_The problem_.
Return only the lines from the top of the data down to the one that holds "cx, cy, r = 290.5, 249, 162", both included, without any pictures.

--- Start ---

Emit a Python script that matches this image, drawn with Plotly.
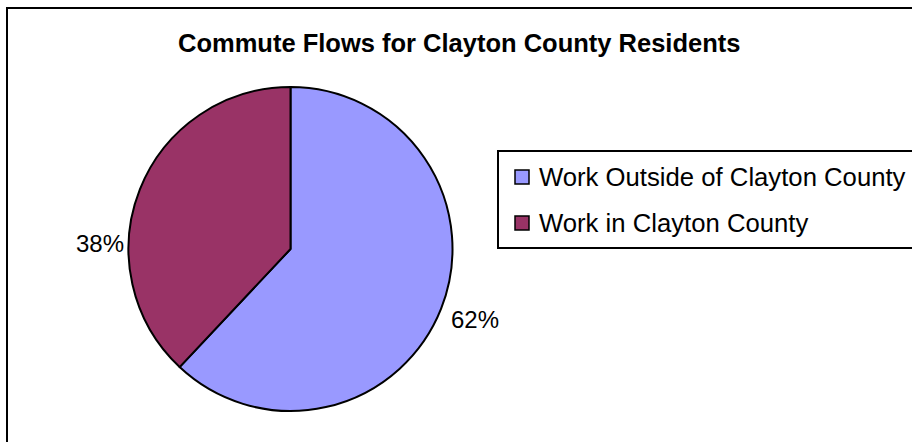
import plotly.graph_objects as go

W, H = 912, 442

title_text = "Commute Flows for Clayton County Residents"
labels = ["Work Outside of Clayton County", "Work in Clayton County"]
values = [62, 38]
colors = ["#9999FF", "#993366"]

def px(x):
    return x / W

def py(y):
    return 1 - y / H

cx, cy, r = 290.5, 249, 162

fig = go.Figure()
fig.add_trace(go.Pie(
    labels=labels, values=values, sort=False, direction="clockwise", rotation=0,
    marker=dict(colors=colors, line=dict(color="black", width=2)),
    textinfo="none", hoverinfo="label+percent", showlegend=False,
    domain=dict(x=[px(cx - r), px(cx + r)], y=[py(cy + r), py(cy - r)]),
))

total = sum(values)
pct = [f"{round(v / total * 100)}%" for v in values]
label_pos = [(475, 319), (100, 243)]

font_reg = dict(family="Liberation Sans, Arial, sans-serif", size=24, color="black")
annotations = []
for t, (x, y) in zip(pct, label_pos):
    annotations.append(dict(x=px(x), y=py(y), xref="paper", yref="paper", text=t,
                            showarrow=False, xanchor="center", yanchor="middle", font=font_reg))

annotations.append(dict(x=px(459), y=py(43), xref="paper", yref="paper", text="<b>" + title_text + "</b>",
                        showarrow=False, xanchor="center", yanchor="middle",
                        font=dict(family="Liberation Sans, Arial, sans-serif", size=25.5, color="black")))

shapes = [
    dict(type="rect", xref="paper", yref="paper", x0=px(7), y0=py(8), x1=px(930), y1=py(460),
         line=dict(color="black", width=2), fillcolor="rgba(0,0,0,0)"),
    dict(type="rect", xref="paper", yref="paper", x0=px(498), y0=py(151), x1=px(930), y1=py(248),
         line=dict(color="black", width=2), fillcolor="rgba(0,0,0,0)"),
]
row_y = [177, 223]
for lab, col, y in zip(labels, colors, row_y):
    shapes.append(dict(type="rect", xref="paper", yref="paper", x0=px(515), y0=py(y - 7), x1=px(529), y1=py(y + 7),
                       line=dict(color="black", width=1.5), fillcolor=col))
    annotations.append(dict(x=px(537), y=py(y), xref="paper", yref="paper", text=lab, showarrow=False,
                            xanchor="left", yanchor="middle",
                            font=dict(family="Liberation Sans, Arial, sans-serif", size=25.7, color="black")))

fig.update_layout(
    width=W, height=H, margin=dict(l=0, r=0, t=0, b=0),
    paper_bgcolor="white", plot_bgcolor="white",
    annotations=annotations, shapes=shapes, showlegend=False,
)
fig.write_html("out.html")
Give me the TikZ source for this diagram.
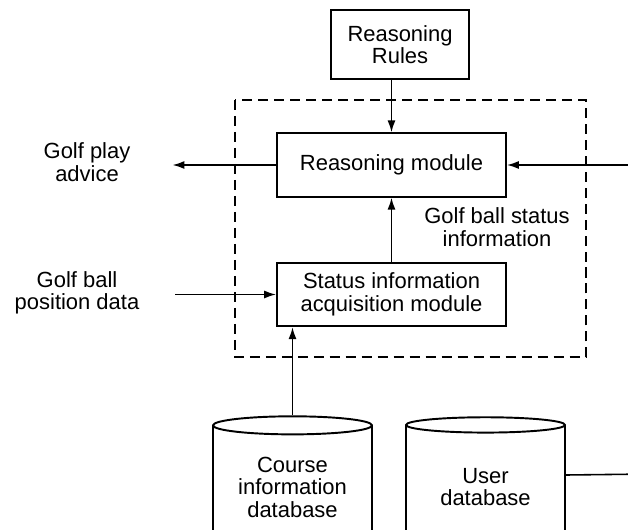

--- End ---

_Output for this exercise_.
Emit a Python script that matches this image, drawn with Plotly.
import plotly.graph_objects as go

W, H = 912, 442

title_text = "Commute Flows for Clayton County Residents"
labels = ["Work Outside of Clayton County", "Work in Clayton County"]
values = [62, 38]
colors = ["#9999FF", "#993366"]

def px(x):
    return x / W

def py(y):
    return 1 - y / H

cx, cy, r = 290.5, 249, 162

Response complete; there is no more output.